Source code of charts

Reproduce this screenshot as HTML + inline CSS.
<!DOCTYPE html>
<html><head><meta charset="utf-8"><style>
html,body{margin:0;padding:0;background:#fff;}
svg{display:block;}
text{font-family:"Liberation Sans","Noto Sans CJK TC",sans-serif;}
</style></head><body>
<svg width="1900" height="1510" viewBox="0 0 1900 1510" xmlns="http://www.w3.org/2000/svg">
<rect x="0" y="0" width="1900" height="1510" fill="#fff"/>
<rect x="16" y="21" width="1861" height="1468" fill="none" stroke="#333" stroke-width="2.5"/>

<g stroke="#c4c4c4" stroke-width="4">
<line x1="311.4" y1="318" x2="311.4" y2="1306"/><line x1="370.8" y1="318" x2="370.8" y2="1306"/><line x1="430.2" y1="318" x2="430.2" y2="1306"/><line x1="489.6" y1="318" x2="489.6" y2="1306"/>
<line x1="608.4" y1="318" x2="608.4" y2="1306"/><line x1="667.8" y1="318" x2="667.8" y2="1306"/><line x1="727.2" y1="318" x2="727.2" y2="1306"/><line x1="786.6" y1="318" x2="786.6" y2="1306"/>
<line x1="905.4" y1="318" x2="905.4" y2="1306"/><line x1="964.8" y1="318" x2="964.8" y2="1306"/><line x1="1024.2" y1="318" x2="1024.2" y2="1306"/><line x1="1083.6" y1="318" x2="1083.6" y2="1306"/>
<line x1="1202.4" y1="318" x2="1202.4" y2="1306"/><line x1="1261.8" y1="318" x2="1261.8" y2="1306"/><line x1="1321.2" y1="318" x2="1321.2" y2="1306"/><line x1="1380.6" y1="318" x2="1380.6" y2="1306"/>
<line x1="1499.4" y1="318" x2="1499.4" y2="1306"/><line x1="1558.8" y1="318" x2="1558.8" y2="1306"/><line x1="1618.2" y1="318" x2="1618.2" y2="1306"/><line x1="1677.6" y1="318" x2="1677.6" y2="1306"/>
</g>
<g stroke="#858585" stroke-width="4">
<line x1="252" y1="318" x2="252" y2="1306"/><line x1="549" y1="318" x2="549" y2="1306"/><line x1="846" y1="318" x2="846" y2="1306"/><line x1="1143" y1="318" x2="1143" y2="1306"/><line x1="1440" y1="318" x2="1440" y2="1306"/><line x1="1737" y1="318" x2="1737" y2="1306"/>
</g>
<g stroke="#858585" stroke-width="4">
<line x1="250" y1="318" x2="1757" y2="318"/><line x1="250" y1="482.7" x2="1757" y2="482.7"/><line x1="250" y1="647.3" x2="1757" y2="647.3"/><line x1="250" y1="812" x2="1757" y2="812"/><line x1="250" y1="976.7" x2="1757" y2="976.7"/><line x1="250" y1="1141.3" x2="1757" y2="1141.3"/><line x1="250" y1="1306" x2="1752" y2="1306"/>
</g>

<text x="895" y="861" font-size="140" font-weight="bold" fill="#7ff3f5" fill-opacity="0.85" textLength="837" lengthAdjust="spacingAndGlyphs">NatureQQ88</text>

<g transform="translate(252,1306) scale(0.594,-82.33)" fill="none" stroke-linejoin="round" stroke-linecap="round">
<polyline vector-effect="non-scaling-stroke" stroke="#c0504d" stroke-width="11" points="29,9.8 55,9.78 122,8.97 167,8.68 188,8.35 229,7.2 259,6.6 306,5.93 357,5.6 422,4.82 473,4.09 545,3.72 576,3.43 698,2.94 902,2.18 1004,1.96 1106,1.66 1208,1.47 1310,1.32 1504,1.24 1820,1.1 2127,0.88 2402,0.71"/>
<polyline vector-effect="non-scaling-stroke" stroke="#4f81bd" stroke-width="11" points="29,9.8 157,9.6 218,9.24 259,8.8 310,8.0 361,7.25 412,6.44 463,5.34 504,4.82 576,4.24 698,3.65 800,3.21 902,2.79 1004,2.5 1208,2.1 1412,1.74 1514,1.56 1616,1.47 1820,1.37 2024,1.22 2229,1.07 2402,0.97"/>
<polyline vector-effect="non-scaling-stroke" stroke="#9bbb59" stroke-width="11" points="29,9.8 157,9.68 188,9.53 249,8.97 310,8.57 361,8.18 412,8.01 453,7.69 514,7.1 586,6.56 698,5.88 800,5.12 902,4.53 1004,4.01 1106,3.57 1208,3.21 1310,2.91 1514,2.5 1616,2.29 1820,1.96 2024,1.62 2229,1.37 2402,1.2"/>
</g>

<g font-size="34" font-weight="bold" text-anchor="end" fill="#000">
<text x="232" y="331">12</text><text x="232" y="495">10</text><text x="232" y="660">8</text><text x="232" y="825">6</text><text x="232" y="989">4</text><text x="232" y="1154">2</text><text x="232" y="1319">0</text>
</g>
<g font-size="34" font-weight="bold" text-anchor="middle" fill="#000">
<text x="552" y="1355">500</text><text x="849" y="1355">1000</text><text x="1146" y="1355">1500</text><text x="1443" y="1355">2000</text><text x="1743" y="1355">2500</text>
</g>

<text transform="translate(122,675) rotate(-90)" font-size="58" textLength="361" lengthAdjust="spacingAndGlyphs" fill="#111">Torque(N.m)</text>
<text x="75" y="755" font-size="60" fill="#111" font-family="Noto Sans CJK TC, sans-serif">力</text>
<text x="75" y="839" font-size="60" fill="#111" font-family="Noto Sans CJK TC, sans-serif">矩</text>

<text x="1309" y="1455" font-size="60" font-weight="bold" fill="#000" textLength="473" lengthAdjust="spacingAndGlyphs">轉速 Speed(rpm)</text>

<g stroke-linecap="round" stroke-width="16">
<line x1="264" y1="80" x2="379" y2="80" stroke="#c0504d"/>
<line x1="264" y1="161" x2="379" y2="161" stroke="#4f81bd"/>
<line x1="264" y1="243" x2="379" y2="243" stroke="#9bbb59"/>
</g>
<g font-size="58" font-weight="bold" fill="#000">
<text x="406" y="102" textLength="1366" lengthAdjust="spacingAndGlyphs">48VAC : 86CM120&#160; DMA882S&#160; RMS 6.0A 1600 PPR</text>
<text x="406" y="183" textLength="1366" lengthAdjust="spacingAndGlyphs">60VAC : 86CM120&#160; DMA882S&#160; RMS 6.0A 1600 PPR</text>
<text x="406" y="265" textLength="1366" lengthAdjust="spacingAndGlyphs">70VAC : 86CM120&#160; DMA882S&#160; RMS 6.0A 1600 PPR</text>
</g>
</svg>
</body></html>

---

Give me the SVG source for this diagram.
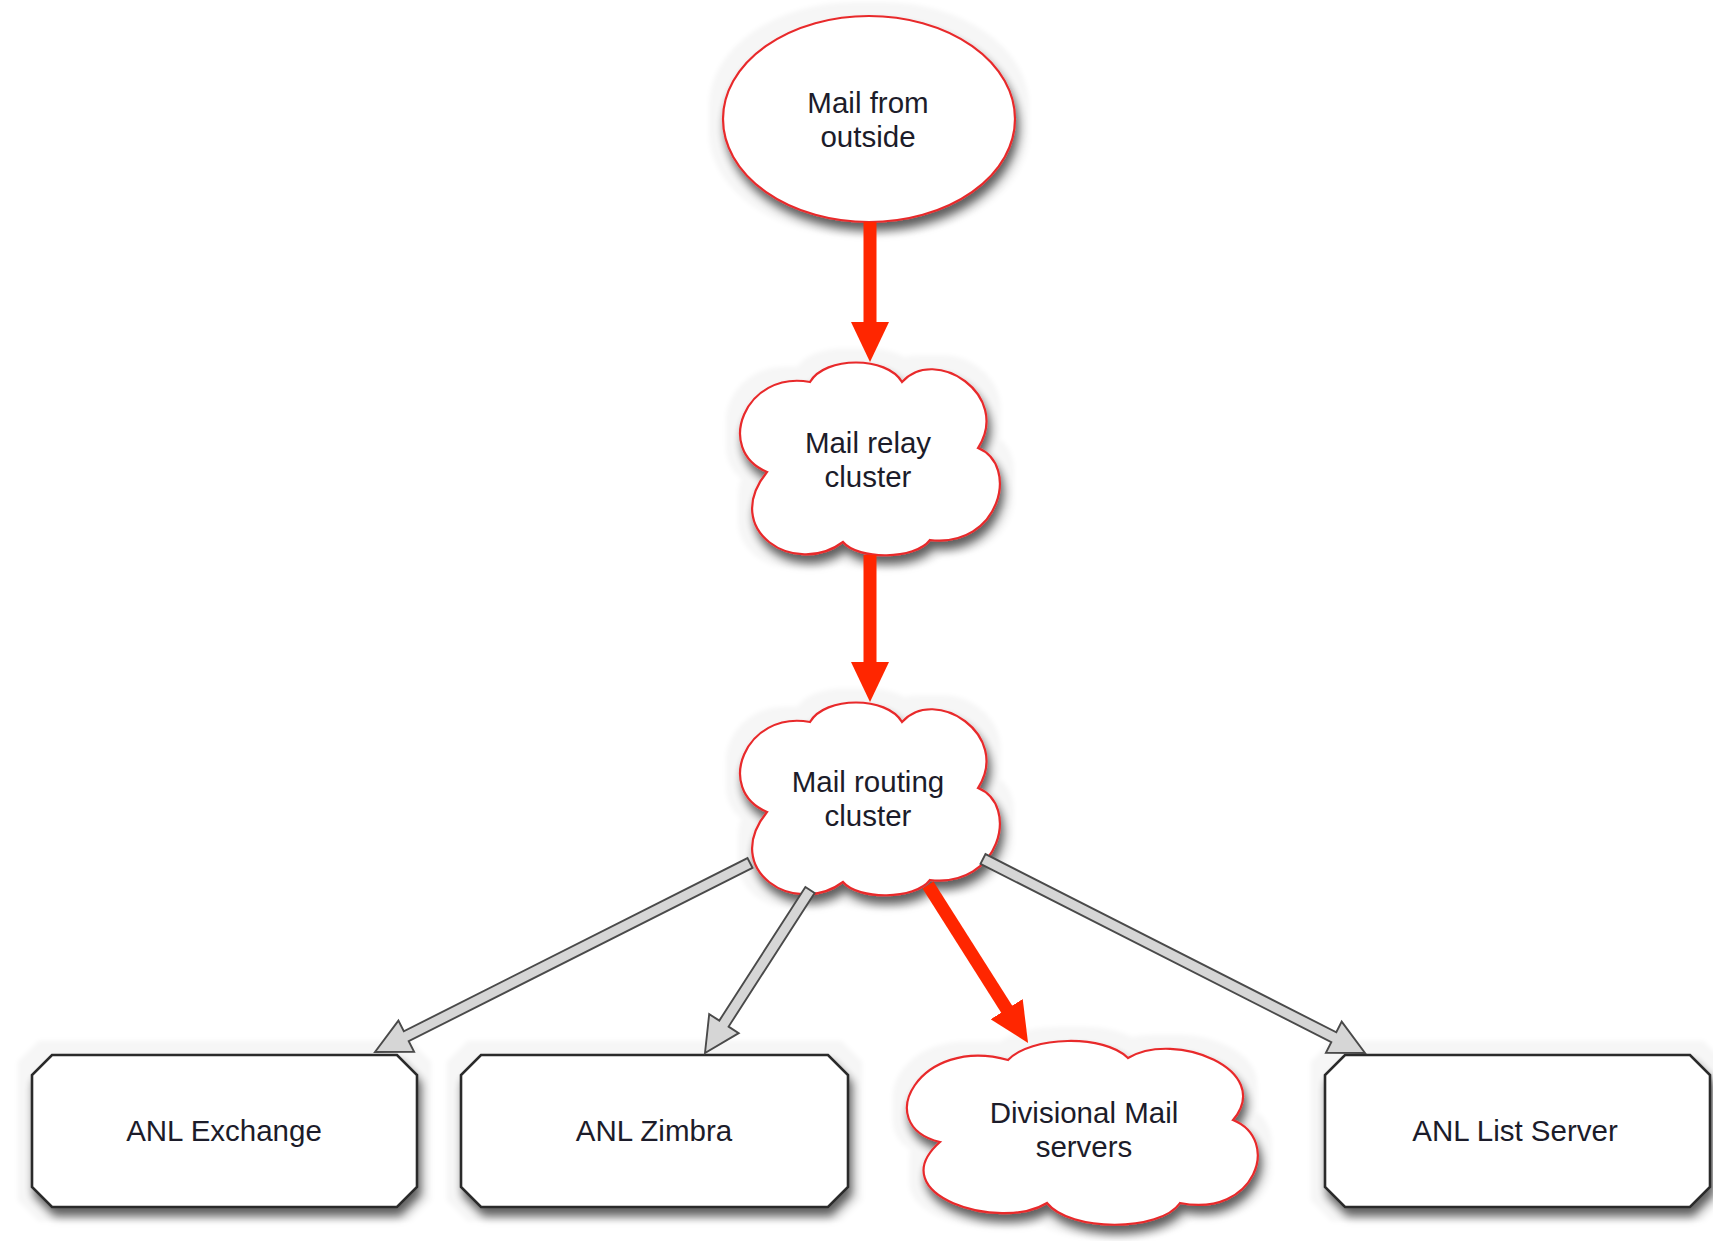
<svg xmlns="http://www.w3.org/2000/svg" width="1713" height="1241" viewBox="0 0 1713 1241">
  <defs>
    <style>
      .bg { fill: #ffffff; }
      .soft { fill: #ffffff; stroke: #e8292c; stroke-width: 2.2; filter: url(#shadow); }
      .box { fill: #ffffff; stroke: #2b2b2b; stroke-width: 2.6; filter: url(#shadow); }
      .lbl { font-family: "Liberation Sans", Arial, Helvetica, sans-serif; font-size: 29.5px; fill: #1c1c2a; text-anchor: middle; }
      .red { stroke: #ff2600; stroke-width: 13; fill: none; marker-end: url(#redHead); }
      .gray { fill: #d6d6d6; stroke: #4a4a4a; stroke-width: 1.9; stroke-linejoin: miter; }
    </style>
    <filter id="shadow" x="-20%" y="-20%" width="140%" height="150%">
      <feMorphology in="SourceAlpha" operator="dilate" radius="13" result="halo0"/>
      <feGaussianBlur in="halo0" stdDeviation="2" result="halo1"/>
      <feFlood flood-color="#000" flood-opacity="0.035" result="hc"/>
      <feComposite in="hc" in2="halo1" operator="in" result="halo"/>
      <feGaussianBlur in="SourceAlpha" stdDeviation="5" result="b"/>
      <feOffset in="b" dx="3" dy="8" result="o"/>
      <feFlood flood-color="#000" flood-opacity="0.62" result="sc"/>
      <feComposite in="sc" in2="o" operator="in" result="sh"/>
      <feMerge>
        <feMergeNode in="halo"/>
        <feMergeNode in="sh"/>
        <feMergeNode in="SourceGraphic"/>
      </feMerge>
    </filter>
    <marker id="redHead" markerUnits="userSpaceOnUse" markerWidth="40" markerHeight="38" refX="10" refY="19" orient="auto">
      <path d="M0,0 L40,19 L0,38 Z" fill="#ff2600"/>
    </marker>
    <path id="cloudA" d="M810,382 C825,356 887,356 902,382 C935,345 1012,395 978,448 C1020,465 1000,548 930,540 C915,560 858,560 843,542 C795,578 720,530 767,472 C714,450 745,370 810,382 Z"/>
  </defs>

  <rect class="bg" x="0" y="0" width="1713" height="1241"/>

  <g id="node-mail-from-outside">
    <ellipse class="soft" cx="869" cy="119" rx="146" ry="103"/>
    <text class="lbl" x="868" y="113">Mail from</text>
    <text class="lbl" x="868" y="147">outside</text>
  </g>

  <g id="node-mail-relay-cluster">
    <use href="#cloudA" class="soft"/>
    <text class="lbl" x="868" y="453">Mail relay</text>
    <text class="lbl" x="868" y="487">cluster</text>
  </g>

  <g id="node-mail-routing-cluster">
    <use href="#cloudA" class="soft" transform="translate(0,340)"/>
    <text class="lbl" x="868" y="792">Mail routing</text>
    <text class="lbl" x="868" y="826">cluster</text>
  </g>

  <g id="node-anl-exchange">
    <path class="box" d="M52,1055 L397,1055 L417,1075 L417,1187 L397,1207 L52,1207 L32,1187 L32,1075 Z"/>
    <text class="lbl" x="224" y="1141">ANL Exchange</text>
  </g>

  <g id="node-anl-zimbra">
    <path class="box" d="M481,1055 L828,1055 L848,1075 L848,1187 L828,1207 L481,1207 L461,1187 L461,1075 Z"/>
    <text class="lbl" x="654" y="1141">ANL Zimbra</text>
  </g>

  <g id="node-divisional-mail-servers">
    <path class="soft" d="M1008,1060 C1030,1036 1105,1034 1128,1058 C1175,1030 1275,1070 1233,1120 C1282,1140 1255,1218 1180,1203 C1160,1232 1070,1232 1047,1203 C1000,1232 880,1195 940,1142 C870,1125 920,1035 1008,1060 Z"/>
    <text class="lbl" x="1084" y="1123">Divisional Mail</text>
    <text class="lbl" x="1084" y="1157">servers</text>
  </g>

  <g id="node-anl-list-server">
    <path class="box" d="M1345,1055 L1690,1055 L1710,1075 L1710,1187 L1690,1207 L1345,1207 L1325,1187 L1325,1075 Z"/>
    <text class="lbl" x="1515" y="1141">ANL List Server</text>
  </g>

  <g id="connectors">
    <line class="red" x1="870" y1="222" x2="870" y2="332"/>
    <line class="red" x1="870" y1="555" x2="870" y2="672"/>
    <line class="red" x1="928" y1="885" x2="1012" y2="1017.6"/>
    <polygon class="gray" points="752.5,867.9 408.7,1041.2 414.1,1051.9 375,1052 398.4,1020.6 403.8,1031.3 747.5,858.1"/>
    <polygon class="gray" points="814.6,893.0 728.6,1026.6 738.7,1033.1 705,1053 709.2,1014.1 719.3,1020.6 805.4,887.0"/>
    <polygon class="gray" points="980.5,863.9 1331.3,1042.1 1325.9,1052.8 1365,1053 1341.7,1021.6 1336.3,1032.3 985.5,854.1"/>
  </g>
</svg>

EXERCISE OBJECTIVE:
Go through the data above and find the lines with the word "this". Copy each of those lines.

FINISHED TASK:
Reproduce this screenshot as HTML + inline CSS.
Give me the SVG source for this diagram.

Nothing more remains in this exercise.